Ahora bien, esto no quiere decir que el gobierno de Morena no carezca de alguna o mucha responsabilidad. De entrada, la misma que tuvieron administraciones anteriores, que no es poca. Tres años de gobierno son muchos para argumentar que la calamidad es resultado exclusivamente de lo que dejaron de hacer autoridades en el pasado. La mayor parte de estos crímenes sigue quedando impune por incapacidad o falta de voluntad de gobiernos de todos los niveles, lo cual ha terminado por reforzar la inclinación de los poderes legales e ilegales para suprimir la cobertura periodística que les resulta incómoda. Los reportes sobre agresiones a la prensa coinciden en señalar que la mitad o más de tales crímenes proceden de actores políticos, y no sólo remiten a organizaciones delincuenciales. Si no hay factura política o judicial que pagar por agredir a un reportero cuyo trabajo exhibe la corrupción de un funcionario, resulta muy tentador amenazar, hostilizar y, llegado el caso, suprimir al periodista responsable.
Lo que sí podría ser reprochado explícitamente a AMLO es el clima hostil que ha sostenido contra medios y periodistas que lo critican. Primero porque, como bien se ha dicho, pone en riesgo a los mencionados. Si bien no se ha traducido en una agresión criminal, y esperamos que siga haciendo así, el linchamiento en redes sociales que desencadena el verbo presidencial propicia un agravio intimidante que daña la vida personal de los involucrados. La desproporción entre lo que podría mover la voluntad del soberano frente al daño que a él puede provocarle una columna o un titular crítico está a la vista.
López Obrador está en todo su derecho de precisar toda nota que considere incorrecta sobre actos de su gobierno o su persona, pero para eso bastaría ofrecer lo que a su juicio es la información correcta. No sería necesario emprender la andanada de insultos personales y políticos con los que suele responder. “Subirse al ring” con los Loret o los Brozos prácticamente todos los días e intercambiar epítetos no sólo debilita la figura presidencial, sino también la comprensión de los hechos por parte de la opinión pública. Al disputarse la información a partir de argumentos políticos los ciudadanos se quedan con la impresión de que la veracidad es lo que menos importa a los contendientes. El lamentable segmento “quién es quién en las mentiras” (el título lo dice todo) tendría que ser, en todo caso, una pieza centrada en información puntual y estar ajena a toda adjetivación. Por desgracia, para Comunicación Social de la Presidencia resulta más importante descalificar al mensajero que corregir cualquier imprecisión del mensaje. Apelar a una batalla discursiva más que informativa deriva en una confrontación política y moral, en la que lo importante es estar de acuerdo con el Presidente o estar de acuerdo con sus críticos, al margen de los hechos concretos que estén en revisión.

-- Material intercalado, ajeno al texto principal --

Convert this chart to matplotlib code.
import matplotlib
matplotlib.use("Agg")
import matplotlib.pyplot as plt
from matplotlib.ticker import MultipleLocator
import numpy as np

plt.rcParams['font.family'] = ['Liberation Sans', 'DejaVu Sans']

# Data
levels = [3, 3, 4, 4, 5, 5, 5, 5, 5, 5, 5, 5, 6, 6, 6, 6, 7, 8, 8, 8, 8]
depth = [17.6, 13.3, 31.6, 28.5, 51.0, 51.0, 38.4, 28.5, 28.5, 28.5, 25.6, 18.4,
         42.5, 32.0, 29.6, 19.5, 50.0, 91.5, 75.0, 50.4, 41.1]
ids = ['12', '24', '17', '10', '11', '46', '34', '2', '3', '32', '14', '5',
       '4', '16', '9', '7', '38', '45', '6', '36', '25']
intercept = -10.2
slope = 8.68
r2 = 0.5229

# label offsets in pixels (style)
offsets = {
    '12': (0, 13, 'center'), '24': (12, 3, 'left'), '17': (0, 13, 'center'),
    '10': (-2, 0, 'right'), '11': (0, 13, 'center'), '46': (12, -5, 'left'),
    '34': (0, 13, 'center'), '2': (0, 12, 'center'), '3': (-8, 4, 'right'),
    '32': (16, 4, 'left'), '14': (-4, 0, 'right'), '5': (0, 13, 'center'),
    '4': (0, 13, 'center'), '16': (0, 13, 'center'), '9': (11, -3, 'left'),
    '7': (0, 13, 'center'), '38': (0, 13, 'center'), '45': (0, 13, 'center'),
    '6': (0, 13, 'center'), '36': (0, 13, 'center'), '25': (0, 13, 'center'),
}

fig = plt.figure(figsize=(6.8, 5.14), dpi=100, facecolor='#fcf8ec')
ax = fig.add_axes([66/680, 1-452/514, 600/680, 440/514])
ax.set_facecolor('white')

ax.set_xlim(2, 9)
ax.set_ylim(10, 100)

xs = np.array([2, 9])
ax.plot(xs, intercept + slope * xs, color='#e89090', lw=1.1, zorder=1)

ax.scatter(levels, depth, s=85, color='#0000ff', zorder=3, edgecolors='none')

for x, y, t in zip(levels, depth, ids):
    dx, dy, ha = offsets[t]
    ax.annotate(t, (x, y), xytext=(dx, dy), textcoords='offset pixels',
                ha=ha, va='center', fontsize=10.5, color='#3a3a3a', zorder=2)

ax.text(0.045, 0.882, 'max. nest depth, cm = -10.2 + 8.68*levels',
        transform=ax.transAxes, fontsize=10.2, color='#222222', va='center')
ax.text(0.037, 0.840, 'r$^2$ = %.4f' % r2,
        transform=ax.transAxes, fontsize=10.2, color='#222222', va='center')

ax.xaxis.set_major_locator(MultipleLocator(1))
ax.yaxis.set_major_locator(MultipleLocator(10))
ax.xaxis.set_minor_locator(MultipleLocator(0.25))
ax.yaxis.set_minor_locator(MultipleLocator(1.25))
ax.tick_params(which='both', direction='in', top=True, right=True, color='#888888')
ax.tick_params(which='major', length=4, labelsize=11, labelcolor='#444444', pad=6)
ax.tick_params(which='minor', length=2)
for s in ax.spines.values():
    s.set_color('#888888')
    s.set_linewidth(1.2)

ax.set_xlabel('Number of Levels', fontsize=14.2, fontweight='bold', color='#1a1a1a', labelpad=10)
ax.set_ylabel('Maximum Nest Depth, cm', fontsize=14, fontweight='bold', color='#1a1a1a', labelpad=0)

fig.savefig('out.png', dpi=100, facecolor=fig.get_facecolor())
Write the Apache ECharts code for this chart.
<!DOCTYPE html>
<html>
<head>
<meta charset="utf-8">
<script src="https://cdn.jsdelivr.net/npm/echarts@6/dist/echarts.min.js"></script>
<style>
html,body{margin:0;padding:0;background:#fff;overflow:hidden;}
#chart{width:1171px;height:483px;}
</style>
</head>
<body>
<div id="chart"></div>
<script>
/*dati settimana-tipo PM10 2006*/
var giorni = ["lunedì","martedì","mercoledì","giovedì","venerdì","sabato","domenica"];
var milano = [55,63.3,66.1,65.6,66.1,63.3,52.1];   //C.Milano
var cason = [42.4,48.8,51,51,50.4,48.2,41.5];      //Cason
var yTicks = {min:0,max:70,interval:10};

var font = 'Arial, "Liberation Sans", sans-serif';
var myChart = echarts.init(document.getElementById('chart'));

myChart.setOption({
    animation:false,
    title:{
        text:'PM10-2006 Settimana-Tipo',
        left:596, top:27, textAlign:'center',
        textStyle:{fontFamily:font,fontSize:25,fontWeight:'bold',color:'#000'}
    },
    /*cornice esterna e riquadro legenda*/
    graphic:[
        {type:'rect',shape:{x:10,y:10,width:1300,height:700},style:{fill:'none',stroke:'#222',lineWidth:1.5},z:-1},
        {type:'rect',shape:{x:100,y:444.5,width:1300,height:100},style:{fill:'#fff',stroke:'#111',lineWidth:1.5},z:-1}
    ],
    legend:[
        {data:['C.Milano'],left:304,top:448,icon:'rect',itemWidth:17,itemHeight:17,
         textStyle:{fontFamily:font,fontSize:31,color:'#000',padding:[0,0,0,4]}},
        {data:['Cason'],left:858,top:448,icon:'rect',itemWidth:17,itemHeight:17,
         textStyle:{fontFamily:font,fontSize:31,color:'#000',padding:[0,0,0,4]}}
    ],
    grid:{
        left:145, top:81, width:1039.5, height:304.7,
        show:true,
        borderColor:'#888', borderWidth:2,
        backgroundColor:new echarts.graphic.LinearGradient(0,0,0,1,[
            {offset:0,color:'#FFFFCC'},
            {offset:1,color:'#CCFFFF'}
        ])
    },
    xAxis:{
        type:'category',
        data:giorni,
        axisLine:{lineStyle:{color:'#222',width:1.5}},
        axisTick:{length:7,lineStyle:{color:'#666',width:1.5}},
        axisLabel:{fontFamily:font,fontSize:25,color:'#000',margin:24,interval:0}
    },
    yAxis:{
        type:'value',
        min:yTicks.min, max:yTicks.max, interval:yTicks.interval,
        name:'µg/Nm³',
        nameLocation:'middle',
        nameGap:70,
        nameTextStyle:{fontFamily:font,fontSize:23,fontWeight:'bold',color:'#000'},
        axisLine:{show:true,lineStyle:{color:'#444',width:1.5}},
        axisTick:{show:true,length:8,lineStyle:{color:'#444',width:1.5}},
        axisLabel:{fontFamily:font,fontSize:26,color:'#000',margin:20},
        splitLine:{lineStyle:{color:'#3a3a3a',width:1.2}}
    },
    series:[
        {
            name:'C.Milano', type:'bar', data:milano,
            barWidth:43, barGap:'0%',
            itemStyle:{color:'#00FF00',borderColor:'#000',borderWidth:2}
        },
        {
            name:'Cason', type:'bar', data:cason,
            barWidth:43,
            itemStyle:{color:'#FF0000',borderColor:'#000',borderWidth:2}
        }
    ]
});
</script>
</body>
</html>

En otras ocasiones he argumentado que no hay inocentes en este escenario de polarización tan agresivo entre Presidencia y medios de comunicación. Ambas partes tienen responsabilidad. Pero los posibles daños colaterales para uno y otro de los contendientes, en cambio, están muy mal repartidos. El riesgo es mucho más alto para los que carecen de un aparato de Estado detrás de sí. El Presidente se concibe a sí mismo como una víctima de la maquinaria de información del sistema que está tratando de cambiar, sin darse cuenta del enorme poder que emana del jefe de Estado de un régimen presidencialista y que muchas de las consecuencias de esta desproporción escapan a su propia voluntad.
No, el Presidente no es responsable de los crímenes ni éstos obedecen a la diaria confrontación de la mañanera con sus críticos, pero ciertamente no es algo que ayude a resolver la escalada de violencia que padecen los periodistas en México. El riesgo es que ambos terrenos se contaminen. Lo que para él es un derecho de réplica frente a la cobertura con la que no está de acuerdo, para otros hombres de poder regional puede terminar siendo una coartada o justificación para pasar del verbo airado a la violencia física. Y eso sí tendría que preocupar al jefe de Estado por la responsabilidad personal que conlleva.